PROBLEM STATEMENT
Tally the lines containing "this" and report the number alone.

+ + + +

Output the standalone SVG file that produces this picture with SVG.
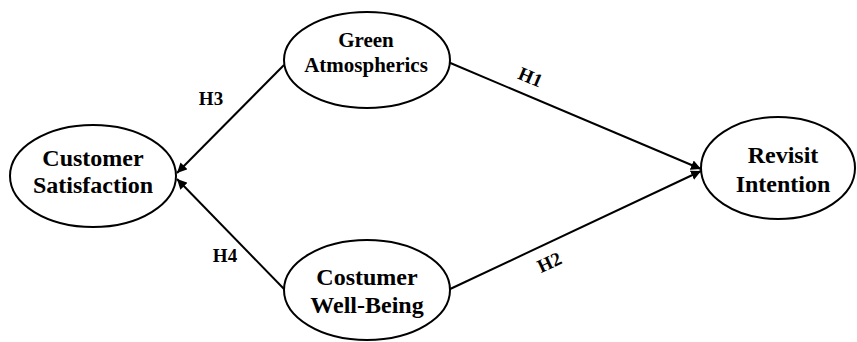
<svg xmlns="http://www.w3.org/2000/svg" width="857" height="342" viewBox="0 0 857 342">
<defs>
<style>
.node ellipse{fill:#fff;stroke:#000;stroke-width:2}
.t{font-family:"Liberation Serif","Times New Roman",serif;font-weight:bold;fill:#000;text-anchor:middle}
.big{font-size:24px}
.small{font-size:21px}
.lab{font-size:19px}
.edge{stroke:#000;stroke-width:2;fill:none;marker-end:url(#ah)}
</style>
<marker id="ah" viewBox="0 0 10 10" refX="10" refY="5" markerWidth="5" markerHeight="5" orient="auto" markerUnits="strokeWidth">
<path d="M0,0 L10,5 L0,10 z" fill="#000"/>
</marker>
</defs>
<rect width="857" height="342" fill="#fff"/>
<g id="connectors">
<line class="edge" x1="448" y1="62" x2="701" y2="169"/>
<line class="edge" x1="448" y1="290" x2="701" y2="171"/>
<line class="edge" x1="284" y1="65" x2="177" y2="173"/>
<line class="edge" x1="285" y1="290" x2="177" y2="179"/>
<text class="t lab" x="211" y="105">H3</text>
<text class="t lab" x="225" y="262">H4</text>
<text class="t lab" transform="translate(528,83) rotate(23)">H1</text>
<text class="t lab" transform="translate(552,268) rotate(-25)">H2</text>
</g>
<g id="customer-satisfaction" class="node">
<ellipse cx="93" cy="176" rx="83" ry="51"/>
<text class="t big" x="93" y="166">Customer</text>
<text class="t big" x="93" y="193">Satisfaction</text>
</g>
<g id="green-atmospherics" class="node">
<ellipse cx="367" cy="60" rx="83" ry="48"/>
<text class="t small" x="366" y="47">Green</text>
<text class="t small" x="366" y="72">Atmospherics</text>
</g>
<g id="costumer-well-being" class="node">
<ellipse cx="367" cy="290" rx="83" ry="50"/>
<text class="t big" x="367" y="285">Costumer</text>
<text class="t big" x="367" y="313">Well-Being</text>
</g>
<g id="revisit-intention" class="node">
<ellipse cx="778" cy="168" rx="77" ry="51"/>
<text class="t big" x="783" y="163">Revisit</text>
<text class="t big" x="783" y="192">Intention</text>
</g>
</svg>
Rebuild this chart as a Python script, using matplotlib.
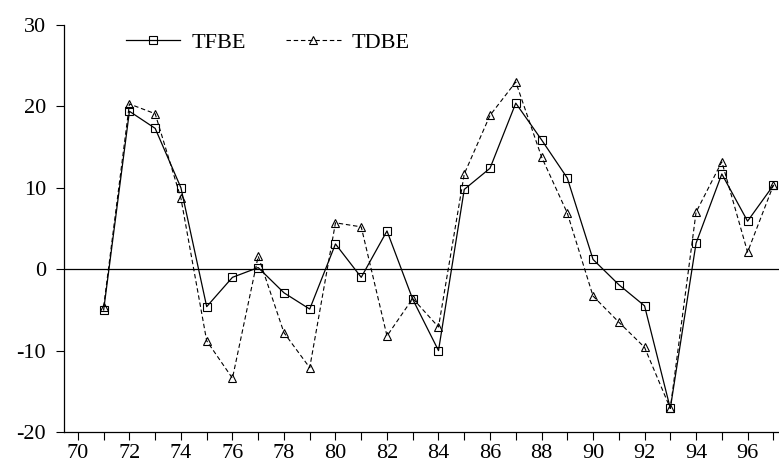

+ + + +

OUTPUT BELOW
2